Are inmate telephone call logs public records?

inmate phone

LVMPD v. Blackjack Bonding (Nev. Supreme Ct. – Mar. 5, 2015)

In 2012, Blackjack Bail Bonds made a public records request to the Las Vegas Metropolitan Police Department (LVMPD), requesting inmate call logs from the Clark County Detention Center (CCDC).

Blackjack’s specifically requested, “a call log that details the description of the phone used. . . , the call start time, dialed number, complete code, call type, talk seconds, billed time, cost, inmate id, and last name.” Additionally, Blackjack asked for “a list of all phones used by inmates and the phone description, including whether the phone is used to place . . . free calls, collect calls, or both.”  Blackjack subsequently narrowed the scope of the requested information to calls to “all telephone numbers listed on the various bail bond agent jail lists posted in CCDC in 2011 and 2012” and conveyed that it understood “that the inmate names and identification numbers may need to be redacted.”

LVMPD denied Blackjack’s request, claiming that it did not possess the records.  Blackjack then petitioned the district court for a writ of mandamus to compel LVMPD to provide the requested records. The district court granted in part Blackjack’s request for mandamus relief, stating that (1) the requested records were public records that LVMPD had a duty to produce, (2) the inmates’ names and identification numbers must be redacted before production, and (3) Blackjack would pay the costs associated with the production.

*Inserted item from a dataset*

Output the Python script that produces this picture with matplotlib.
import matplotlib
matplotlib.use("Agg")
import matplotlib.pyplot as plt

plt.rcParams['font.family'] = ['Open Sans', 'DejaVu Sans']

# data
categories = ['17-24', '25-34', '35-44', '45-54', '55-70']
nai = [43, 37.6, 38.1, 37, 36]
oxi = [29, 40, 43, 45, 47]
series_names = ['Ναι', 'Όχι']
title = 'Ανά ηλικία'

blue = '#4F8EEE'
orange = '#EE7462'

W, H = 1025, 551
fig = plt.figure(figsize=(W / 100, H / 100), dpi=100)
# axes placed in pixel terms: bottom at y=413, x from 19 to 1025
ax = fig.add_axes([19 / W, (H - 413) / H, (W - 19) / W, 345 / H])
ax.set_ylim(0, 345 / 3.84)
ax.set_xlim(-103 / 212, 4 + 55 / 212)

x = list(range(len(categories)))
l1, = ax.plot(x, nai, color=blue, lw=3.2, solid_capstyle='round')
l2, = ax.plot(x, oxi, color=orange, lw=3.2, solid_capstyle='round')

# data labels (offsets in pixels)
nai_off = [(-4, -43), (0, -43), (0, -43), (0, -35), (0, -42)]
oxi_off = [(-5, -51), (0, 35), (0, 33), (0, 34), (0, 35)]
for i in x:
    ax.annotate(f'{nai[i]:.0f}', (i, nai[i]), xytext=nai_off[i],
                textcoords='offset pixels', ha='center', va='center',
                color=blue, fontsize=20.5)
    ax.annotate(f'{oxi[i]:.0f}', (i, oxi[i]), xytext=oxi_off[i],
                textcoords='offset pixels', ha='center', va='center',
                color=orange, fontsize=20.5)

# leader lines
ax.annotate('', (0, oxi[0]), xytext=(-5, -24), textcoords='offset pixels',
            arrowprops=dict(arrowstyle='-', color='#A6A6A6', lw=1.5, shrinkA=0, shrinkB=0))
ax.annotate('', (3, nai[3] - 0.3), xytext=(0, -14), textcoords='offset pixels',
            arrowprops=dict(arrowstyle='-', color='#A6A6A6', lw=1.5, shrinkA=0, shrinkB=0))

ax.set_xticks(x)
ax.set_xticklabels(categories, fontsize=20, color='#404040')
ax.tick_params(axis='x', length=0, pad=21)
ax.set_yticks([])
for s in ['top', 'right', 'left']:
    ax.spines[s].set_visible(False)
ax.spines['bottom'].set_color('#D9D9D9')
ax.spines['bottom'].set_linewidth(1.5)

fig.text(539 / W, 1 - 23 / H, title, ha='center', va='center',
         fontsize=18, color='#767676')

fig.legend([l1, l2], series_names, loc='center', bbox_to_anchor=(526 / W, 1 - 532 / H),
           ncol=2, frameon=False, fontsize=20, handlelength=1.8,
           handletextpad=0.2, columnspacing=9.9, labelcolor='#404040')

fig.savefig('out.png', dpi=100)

On appeal, LVMPD argued that the requested records are not public records subject to disclosure because they (1) do not concern an issue of public interest, (2) involve communications between private entities, and (3) are not in LVMPD’s legal custody or control.  LVMPD also argued that it need not produce the requested records because Public Employees’ Retirement System v. Reno Newspapers, Inc. (PERS), 129 Nev. , 313 P.3d 221 (2013), prevents it from having to create a new document to satisfy a public records request.  Alternatively, LVMPD argued that if the requested records are public records, then a balancing-of- competing-interests test weighs in favor of nondisclosure because of the inmates’ privacy interests and the burdens associated with production.

The Nevada Supreme Court held that the information that Blackjack requested is a public record because it relates to the provision of a public service.  The Court also found that substantial evidence indicated that LVMPD has legal control over the requested information.

Further, the Court indicated that the requested public records are readily accessible and PERS does not prevent their disclosure. The Court noted that LVMPD failed to demonstrate that the requested disclosure was financially burdensome. Therefore, the balancing-of-competing-interests test does not preclude its duty to produce the requested information.